Pictures must not be retyped. Return exactly the lines from the one with "Give me the matplotlib source for this chart." through the one with "x_ticks = list(range(0, 101, 10))", both included, and no others.

(Charts and diagrams as code)
· · · · ·

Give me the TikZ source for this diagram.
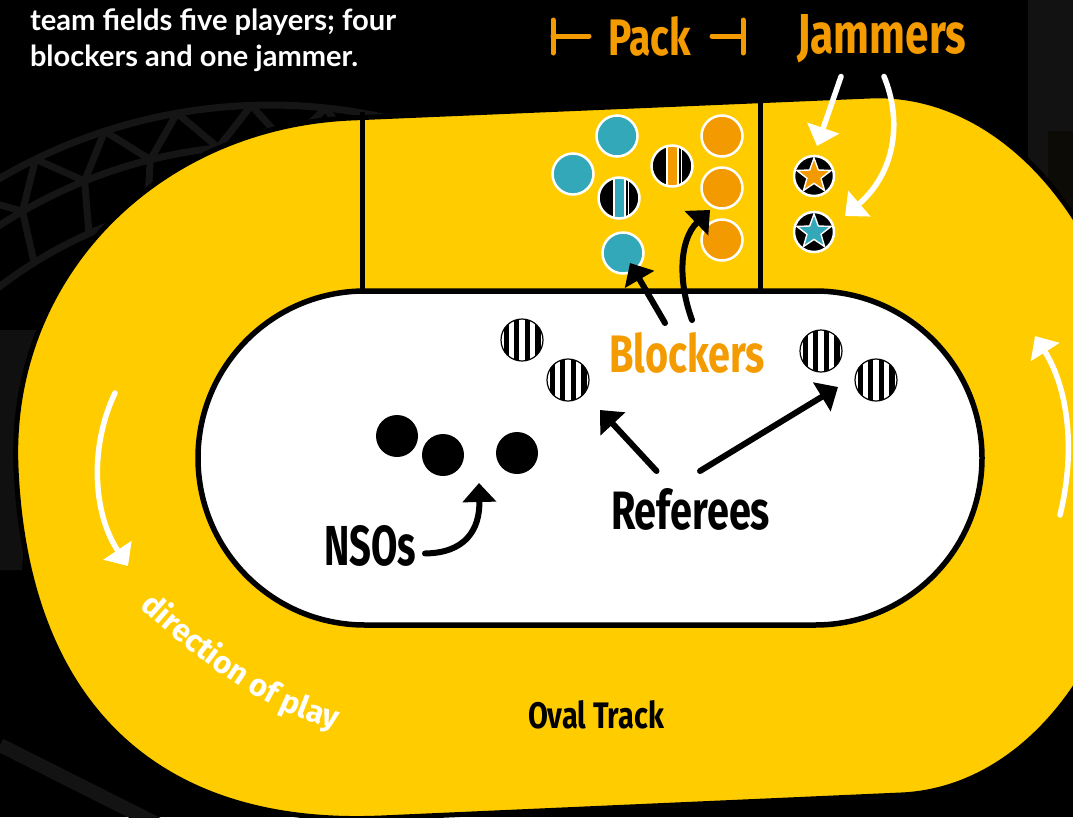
\documentclass[tikz,border=0pt]{standalone}
\usepackage{fontspec}
\usepackage{graphicx}
\usetikzlibrary{arrows.meta,decorations.text}
\newfontfamily\lblfont{Fira Sans}
\newfontfamily\introfont{Lato}
\newfontfamily\dirfontfam{Fira Sans}
\newcommand\dirfont{\dirfontfam\bfseries\fontsize{31pt}{31pt}\selectfont}
\newcommand\lbl[3]{\resizebox{#1pt}{#2pt}{\lblfont\bfseries #3}}
\definecolor{trackyellow}{HTML}{FFCC00}
\definecolor{packorange}{HTML}{F49B00}
\definecolor{teamteal}{HTML}{33A8B8}
\definecolor{teamorange}{HTML}{F39A00}
\definecolor{trussgrey}{HTML}{151515}
\definecolor{bgA}{HTML}{121212}
\definecolor{bgB}{HTML}{0D0B06}
\definecolor{bgC}{HTML}{101010}
\definecolor{bgD}{HTML}{131313}
\begin{document}
\begin{tikzpicture}[x=1pt,y=-1pt,
  lab/.style={anchor=base west, inner sep=0pt, outer sep=0pt},
  player/.style={circle, minimum size=41pt, inner sep=0pt, fill=#1, draw=white, line width=2.5pt},
  stripeplayer/.style={circle, minimum size=41pt, inner sep=0pt, fill=black, draw=white, line width=2.5pt,
    path picture={
      \fill[white] ([xshift=-6.5pt]path picture bounding box.south) rectangle ([xshift=6.5pt]path picture bounding box.north);
      \fill[#1] ([xshift=-4.5pt]path picture bounding box.south) rectangle ([xshift=4.5pt]path picture bounding box.north);
      \fill[white] ([xshift=8.5pt]path picture bounding box.south) rectangle ([xshift=9.8pt]path picture bounding box.north);
    }},
  refc/.style={circle, minimum size=42pt, inner sep=0pt, fill=white, draw=black, line width=1.2pt,
    path picture={
      \foreach \dx in {-15.8,-5.3,5.3,15.8}{
        \fill[black] ([xshift={(\dx-2.7)*1pt}]path picture bounding box.south) rectangle ([xshift={(\dx+2.7)*1pt}]path picture bounding box.north);}
    }},
  nsodot/.style={circle, minimum size=42pt, inner sep=0pt, fill=black},
  jamc/.style={circle, minimum size=40pt, inner sep=0pt, fill=black, draw=white, line width=2.5pt},
  jamstar/.pic={\filldraw[fill=#1, draw=white, line width=1.4pt]
      (-90:18) -- (-54:7.4) -- (-18:18) -- (18:7.4) -- (54:18) -- (90:7.4) -- (126:18) -- (162:7.4) -- (198:18) -- (234:7.4) -- cycle;},
  blackarrow/.style={draw=black, line width=6pt, line cap=round, -{Triangle[length=19pt,width=33pt]}},
  whitearrow/.style={draw=white, line width=5.5pt, line cap=round, -{Triangle[length=19pt,width=33pt]}},
  bracketln/.style={draw=packorange, line width=5pt, line cap=round},
  truss/.style={draw=trussgrey, line width=7pt}
]
\useasboundingbox (0,0) rectangle (1073,817);
\fill[black] (0,0) rectangle (1073,817);

% background texture
\fill[bgA] (1028,0) rectangle (1073,320);
\fill[bgB] (1048,131) rectangle (1073,320);
\fill[bgC] (0,330) -- (40,330) -- (22,570) -- (0,570) -- cycle;
\draw[bgD, line width=14pt] (0,745) -- (165,828);
\draw[truss] plot[domain=-132:-74, samples=50] ({270+535*cos(\x)},{640+535*sin(\x)});
\draw[truss] plot[domain=-132:-74, samples=50] ({270+495*cos(\x)},{640+495*sin(\x)});
\draw[truss] plot[domain=-132:-74, samples=50] ({270+445*cos(\x)},{640+445*sin(\x)});
\foreach \a in {-132,-124,...,-76}{
  \draw[truss] ({270+535*cos(\a)},{640+535*sin(\a)}) -- ({270+495*cos(\a+4)},{640+495*sin(\a+4)}) -- ({270+535*cos(\a+8)},{640+535*sin(\a+8)});
  \draw[truss] ({270+495*cos(\a+4)},{640+495*sin(\a+4)}) -- ({270+445*cos(\a+2)},{640+445*sin(\a+2)});
}

% track
\filldraw[fill=trackyellow, draw=black, line width=5pt]
  (351,118) -- (870,96)
  .. controls (1010.7,89.9) and (1131.9,241.1) .. (1140.3,434.2)
  .. controls (1148.7,627.3) and (1041.7,788.9) .. (901,795)
  -- (381,818)
  .. controls (151.2,828) and (26,698) .. (16,468)
  .. controls (7.6,275.2) and (158.2,126.4) .. cycle;
\draw[line width=5pt] (362,112) -- (362,292);
\draw[line width=5pt] (760,95) -- (760,292);
\filldraw[fill=white, draw=black, line width=5.5pt, rounded corners=167pt] (198,291) rectangle (982,625);

% intro text
\node[lab, text=white] (intro1) at (30,30) {\resizebox{366pt}{!}{\introfont\bfseries team fields five players; four}};
\node[lab, text=white] (intro2) at (30,66) {\resizebox{328pt}{!}{\introfont\bfseries blockers and one jammer.}};

% headings
\draw[bracketln] (553,20) -- (553,53) (553,36) -- (589,36);
\draw[bracketln] (712,36) -- (743,36) (743,20) -- (743,53);
\node[lab, text=packorange] (pack) at (608,55) {\lbl{83}{39}{Pack}};
\node[lab, text=packorange] (jammers) at (797,53) {\lbl{169}{39}{Jammers}};

% pack
\node[player=teamteal] (t1) at (617,136) {};
\node[player=teamteal] (t2) at (573,174) {};
\node[player=teamteal] (t3) at (623,253) {};
\node[stripeplayer=teamteal] (t4) at (619,198) {};
\node[stripeplayer=teamorange] (o4) at (672,166) {};
\node[player=teamorange] (o1) at (722,136) {};
\node[player=teamorange] (o2) at (722,188) {};
\node[player=teamorange] (o3) at (722,240) {};

% jammers
\node[jamc] (j1) at (814,176) {};
\node[jamc] (j2) at (814,232) {};
\pic at (j1.center) {jamstar=teamorange};
\pic at (j2.center) {jamstar=teamteal};

% referees and NSOs
\node[refc] (r1) at (522,340) {};
\node[refc] (r2) at (568,380) {};
\node[refc] (r3) at (821,351) {};
\node[refc] (r4) at (876,380) {};
\node[nsodot] (n1) at (397,436) {};
\node[nsodot] (n2) at (443,455) {};
\node[nsodot] (n3) at (517,453) {};

% labels
\node[lab, text=packorange] (blockers) at (609,372) {\lbl{156}{40}{Blockers}};
\node[lab, text=black] (referees) at (611,529) {\lbl{159}{41}{Referees}};
\node[lab, text=black] (nsos) at (324,565) {\lbl{92}{40}{NSOs}};
\node[lab, text=black] (oval) at (528,728) {\lbl{136}{28}{Oval Track}};

% arrow tips
\coordinate (jtipA) at (817,146);
\coordinate (jtipB) at (845,216);
\coordinate (btipA) at (630,263);
\coordinate (btipB) at (710,210);
\coordinate (rtipA) at (600,410);
\coordinate (rtipB) at (838,387);
\coordinate (ntip) at (479,483);

\draw[whitearrow] ([shift={(-40.5,14)}]jammers.south) -- (jtipA);
\draw[whitearrow] ([shift={(2.5,14)}]jammers.south) .. controls (902,120) and (896,172) .. (jtipB);
\draw[blackarrow] ([shift={(-22,-9)}]blockers.north) -- (btipA);
\draw[blackarrow] ([shift={(5,-12)}]blockers.north) .. controls (678,282) and (679,240) .. (btipB);
\draw[blackarrow] ([shift={(-34,-17)}]referees.north) -- (rtipA);
\draw[blackarrow] ([shift={(9.5,-17)}]referees.north) -- (rtipB);
\draw[blackarrow] ([shift={(9,8)}]nsos.east) .. controls (465,553) and (480,530) .. (ntip);

% direction of play
\coordinate (dlA) at (115,393);
\coordinate (dlB) at (128,566);
\coordinate (drA) at (1060,515);
\coordinate (drB) at (1035,336);
\draw[whitearrow] (dlA) .. controls (90,445) and (92,512) .. (dlB);
\draw[whitearrow] (drA) .. controls (1076,450) and (1068,388) .. (drB);
\path[decorate, decoration={text along path, text align=left,
  text={|\dirfont\color{white}|direction of play}}]
  (140,607) .. controls (200,661) and (267,716) .. (345,731);
\end{tikzpicture}
\end{document}
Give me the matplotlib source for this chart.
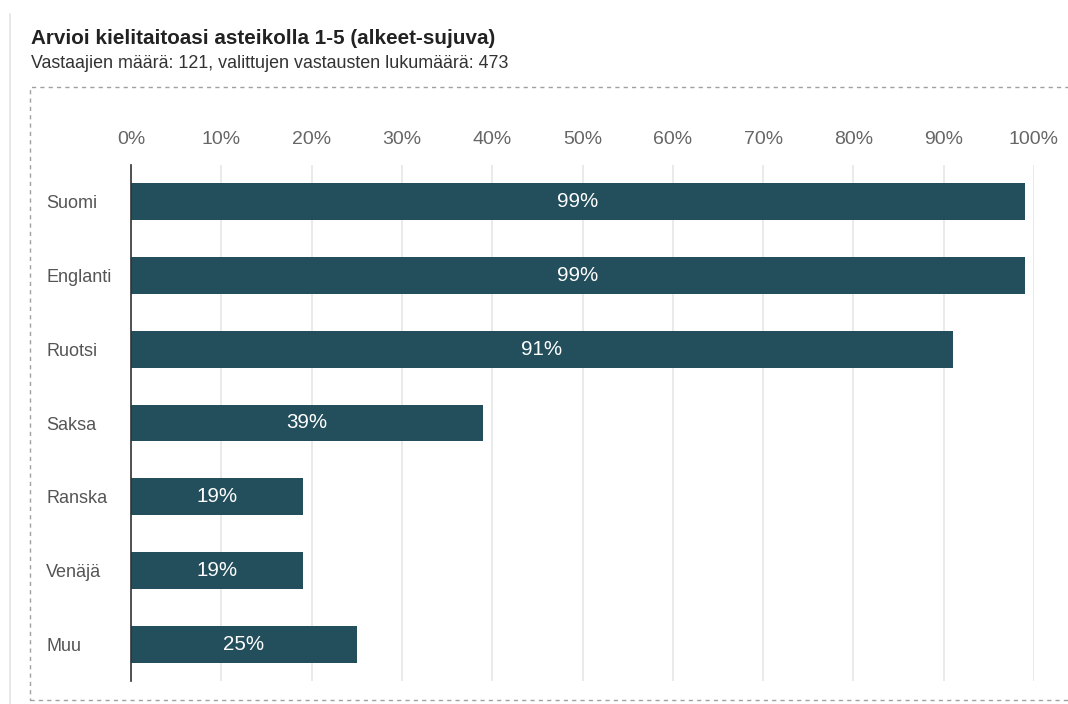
import matplotlib.pyplot as plt
from matplotlib.patches import Rectangle
from matplotlib.lines import Line2D

plt.rcParams['font.family'] = ['Liberation Sans', 'DejaVu Sans']

# kielet ja osuudet (%)
kielet = ['Suomi', 'Englanti', 'Ruotsi', 'Saksa', 'Ranska', 'Venäjä', 'Muu']
osuudet = [99, 99, 91, 39, 19, 19, 25]
x_ticks = list(range(0, 101, 10))

otsikko = 'Arvioi kielitaitoasi asteikolla 1-5 (alkeet-sujuva)'
alaotsikko = 'Vastaajien määrä: 121, valittujen vastausten lukumäärä: 473'

bar_color = '#234e5b'


def main():
    fig = plt.figure(figsize=(10.68, 7.04), dpi=100)
    W, H = 1068, 704

    # kortin reuna ja katkoviivalaatikko
    fig.add_artist(Line2D([10 / W, 10 / W], [0, 1 - 14 / H], color='#e4e4e4', lw=1.2))
    fig.add_artist(Rectangle((30 / W, 4 / H), 1.2, 1 - 87 / H - 4 / H, fill=False,
                             ec='#a0a0a0', lw=1.0, ls=(0, (3, 3))))

    fig.text(31 / W, 1 - 38 / H, otsikko, fontsize=14.9, fontweight='bold',
             color='#222222', va='center', ha='left')
    fig.text(31 / W, 1 - 63 / H, alaotsikko, fontsize=12.9, color='#333333',
             va='center', ha='left')

    ax = fig.add_axes([131 / W, 1 - 681 / H, 903 / W, 516 / H])
    y = list(range(len(kielet)))
    ax.barh(y, osuudet, height=0.5, color=bar_color, zorder=3)

    for yi, v in zip(y, osuudet):
        ax.text(v / 2, yi, f'{v}%', color='white', fontsize=14.8,
                ha='center', va='center', zorder=4)

    ax.set_xlim(0, 100)
    ax.set_ylim(len(kielet) - 0.5, -0.5)
    ax.set_xticks(x_ticks)
    ax.set_xticklabels([f'{t}%' for t in x_ticks])
    ax.xaxis.tick_top()
    ax.tick_params(axis='x', length=0, pad=12, labelsize=14, labelcolor='#666666')
    ax.set_yticks(y)
    ax.set_yticklabels(kielet, ha='left')
    ax.tick_params(axis='y', length=0, pad=61, labelsize=13, labelcolor='#555555')
    ax.grid(axis='x', color='#e6e6e6', lw=1.2, zorder=0)

    for s in ['top', 'right', 'bottom']:
        ax.spines[s].set_visible(False)
    ax.spines['left'].set_color('#333333')
    ax.spines['left'].set_linewidth(1.2)
    ax.spines['left'].set_zorder(5)

    fig.savefig('out.png', dpi=100)


if __name__ == '__main__':
    main()
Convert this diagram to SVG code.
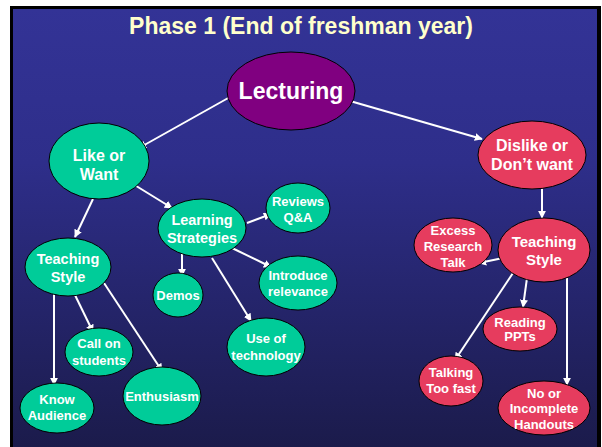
<svg xmlns="http://www.w3.org/2000/svg" width="602" height="447" viewBox="0 0 602 447">
<defs>
<linearGradient id="bg" x1="0" y1="0" x2="0" y2="1">
<stop offset="0" stop-color="#333396"/>
<stop offset="0.35" stop-color="#2e2e8a"/>
<stop offset="1" stop-color="#1b1b4b"/>
</linearGradient>
<marker id="ah" viewBox="0 0 10 10" refX="9" refY="5" markerWidth="4" markerHeight="4" orient="auto" markerUnits="strokeWidth">
<path d="M0,0 L10,5 L0,10 z" fill="#ffffff"/>
</marker>
<style>
.t{font-family:"Liberation Sans",Arial,sans-serif;font-weight:bold;fill:#ffffff;text-anchor:middle}
.g{fill:#00cc99;stroke:#000;stroke-width:1}
.r{fill:#e63c5e;stroke:#000;stroke-width:1}
.p{fill:#800080;stroke:#000;stroke-width:1}
.c line{stroke:#ffffff;stroke-width:2;marker-end:url(#ah)}
.s{font-size:13px}
.m{font-size:14.5px}
</style>
</defs>
<rect x="0" y="0" width="602" height="447" fill="#ffffff"/>
<rect x="10" y="6" width="591" height="441" fill="#000000"/>
<rect x="13" y="9" width="584" height="438" fill="url(#bg)"/>
<text class="t" x="301" y="34" style="font-size:23px;fill:#ffffcc">Phase 1 (End of freshman year)</text>

<g class="c" id="connectors">
<line x1="230" y1="97" x2="139" y2="148"/>
<line x1="350" y1="101" x2="482" y2="139"/>
<line x1="133" y1="184" x2="172" y2="208"/>
<line x1="93" y1="199" x2="75" y2="237"/>
<line x1="247" y1="223" x2="271" y2="214"/>
<line x1="182" y1="253" x2="182" y2="276"/>
<line x1="232" y1="248" x2="271" y2="267"/>
<line x1="212" y1="258" x2="251" y2="321"/>
<line x1="74" y1="293" x2="93" y2="332"/>
<line x1="104" y1="283" x2="162" y2="371"/>
<line x1="54" y1="288" x2="54" y2="385"/>
<line x1="542" y1="189" x2="542" y2="218"/>
<line x1="503" y1="258" x2="479" y2="263"/>
<line x1="527" y1="278" x2="523" y2="307"/>
<line x1="513" y1="273" x2="455" y2="360"/>
<line x1="567" y1="278" x2="567" y2="385"/>
</g>

<g id="lecturing">
<ellipse class="p" cx="291" cy="91" rx="64" ry="39"/>
<text class="t" x="291" y="99" style="font-size:23px">Lecturing</text>
</g>
<g id="like">
<ellipse class="g" cx="99" cy="161" rx="50" ry="38"/>
<text class="t" x="99" y="161" style="font-size:16px">Like or</text>
<text class="t" x="99" y="180" style="font-size:16px">Want</text>
</g>
<g id="learning">
<ellipse class="g" cx="202" cy="228" rx="44" ry="29"/>
<text class="t m" x="202" y="225">Learning</text>
<text class="t m" x="202" y="243">Strategies</text>
</g>
<g id="reviews">
<ellipse class="g" cx="298" cy="208" rx="32" ry="25"/>
<text class="t s" x="298" y="206">Reviews</text>
<text class="t s" x="298" y="222">Q&amp;A</text>
</g>
<g id="teachingL">
<ellipse class="g" cx="68" cy="267" rx="43" ry="29"/>
<text class="t m" x="68" y="264">Teaching</text>
<text class="t m" x="68" y="282">Style</text>
</g>
<g id="demos">
<ellipse class="g" cx="178" cy="295" rx="25" ry="22"/>
<text class="t s" x="178" y="300">Demos</text>
</g>
<g id="introduce">
<ellipse class="g" cx="298" cy="283" rx="39" ry="27"/>
<text class="t s" x="298" y="280">Introduce</text>
<text class="t s" x="298" y="296">relevance</text>
</g>
<g id="usetech">
<ellipse class="g" cx="266" cy="347" rx="39" ry="29"/>
<text class="t s" x="266" y="343">Use of</text>
<text class="t s" x="266" y="360">technology</text>
</g>
<g id="callon">
<ellipse class="g" cx="99" cy="352" rx="34" ry="24"/>
<text class="t s" x="99" y="348">Call on</text>
<text class="t s" x="99" y="365">students</text>
</g>
<g id="enthusiasm">
<ellipse class="g" cx="162" cy="396" rx="39" ry="29"/>
<text class="t s" x="162" y="401">Enthusiasm</text>
</g>
<g id="know">
<ellipse class="g" cx="57" cy="408" rx="37" ry="25"/>
<text class="t s" x="57" y="404">Know</text>
<text class="t s" x="57" y="420">Audience</text>
</g>

<g id="dislike">
<ellipse class="r" cx="532" cy="155" rx="54" ry="34"/>
<text class="t" x="532" y="151" style="font-size:16px">Dislike or</text>
<text class="t" x="532" y="170" style="font-size:16px">Don’t want</text>
</g>
<g id="teachingR">
<ellipse class="r" cx="544" cy="250" rx="46" ry="32"/>
<text class="t" x="544" y="247" style="font-size:15px">Teaching</text>
<text class="t" x="544" y="265" style="font-size:15px">Style</text>
</g>
<g id="excess">
<ellipse class="r" cx="453" cy="245" rx="39" ry="27"/>
<text class="t s" x="453" y="235">Excess</text>
<text class="t s" x="453" y="251">Research</text>
<text class="t s" x="453" y="267">Talk</text>
</g>
<g id="reading">
<ellipse class="r" cx="520" cy="329" rx="37" ry="22"/>
<text class="t s" x="520" y="327">Reading</text>
<text class="t s" x="520" y="341">PPTs</text>
</g>
<g id="talking">
<ellipse class="r" cx="451" cy="381" rx="32" ry="25"/>
<text class="t s" x="451" y="377">Talking</text>
<text class="t s" x="451" y="393">Too fast</text>
</g>
<g id="handouts">
<ellipse class="r" cx="544" cy="408" rx="46" ry="27"/>
<text class="t s" x="544" y="398">No or</text>
<text class="t s" x="544" y="413">Incomplete</text>
<text class="t s" x="544" y="429">Handouts</text>
</g>
</svg>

· · · · ·

TASK SOLUTION:
Give me the matplotlib source for this chart.
import matplotlib.pyplot as plt
from matplotlib.patches import Rectangle
from matplotlib.lines import Line2D

plt.rcParams['font.family'] = ['Liberation Sans', 'DejaVu Sans']

# kielet ja osuudet (%)
kielet = ['Suomi', 'Englanti', 'Ruotsi', 'Saksa', 'Ranska', 'Venäjä', 'Muu']
osuudet = [99, 99, 91, 39, 19, 19, 25]
x_ticks = list(range(0, 101, 10))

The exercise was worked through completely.